For the record, this had nothing to do with the security of my current customers. They were fine, thanks to the things I did right. The liability was all on me and it was enough liability for me to have to either find a fix — now — or shut down the entire thing.
It seems so stupid a choice to have to make, but that’s what you’re left with when you rely on someone else’s tech to frame your business. Find your own fix, or shut the business down.
Surely, Google had a workaround for its thing I was using? Nope.
Surely, Bubble had a workaround for its thing I was using? Nope.
Surely, Stripe had a workaround for its thing I was using? Nope.

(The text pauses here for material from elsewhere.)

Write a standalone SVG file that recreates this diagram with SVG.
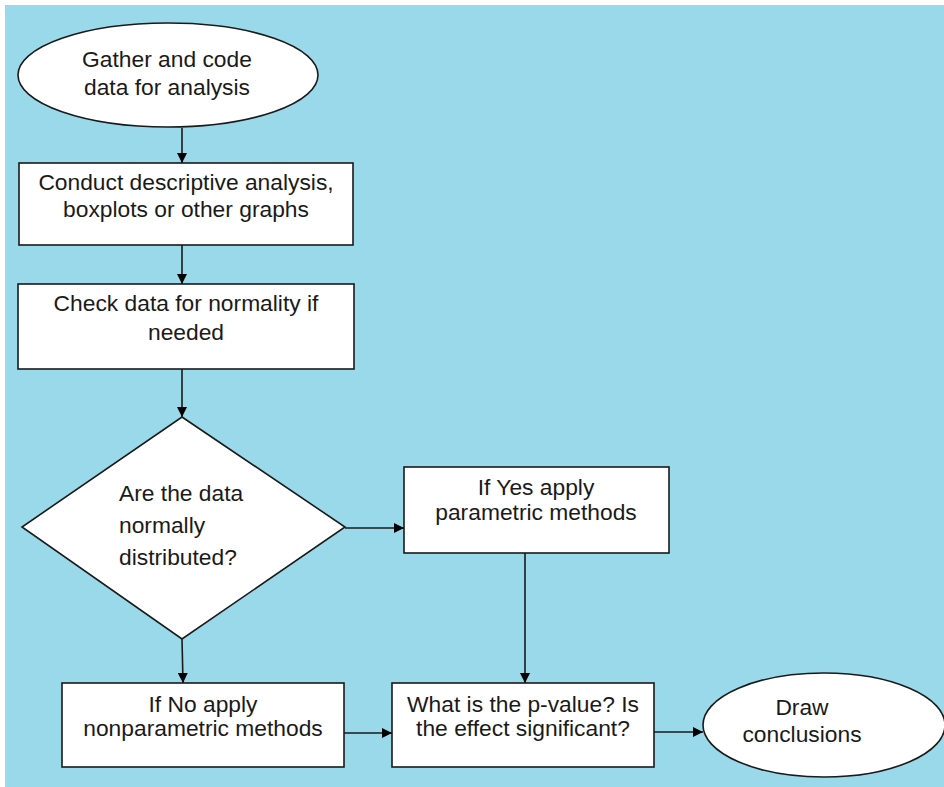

But the words I need to add to all of those statements is: Not the way I implemented it.
In my defense, what I was implementing was pretty straightforward, just done quickly and frictionless. This could and will happen to a bunch of other people, and I’ve notified the low-tech providers as to how it can happen.
The Moral of the Story: Don’t Get Creative With Security
This is not a super happy ending. It kinda is for me, at least in the short term. Although I’m not 100 percent in love with the fix I came up with, it does the trick for now. The problem is, while I didn’t have to write code to make the fix, I did have to rely on a lot of what I’d learned as a developer, including experience coding around the same issues in the past.
It also took me probably 80 hours over 30 days.
This is not an answer that non-developer customers of low-tech, no-code, off-the-shelf solutions want to hear.
So if you don’t want to face the fix, prevent the error.
I got myself onto the wrong track when I tried to extend the standard use cases of what those solutions did. This works fine in almost every area, and is in fact the very definition of how those solutions have evolved. The possibilities for what you can do with them are nearly infinite.
But that doesn’t mean you’ll do them right, even with experience and knowledge on your side. So stay well within the lines of the provided security and privacy features when you work with low-tech tools. Take your time and protect your app, your data, and the access to it, at every point, and with all the added friction and costs.
Because if you’re at least a little successful, it’s not a matter of if you’ll be hacked, but when. If you’ve waited too long to come back and make your fixes, it might be too late.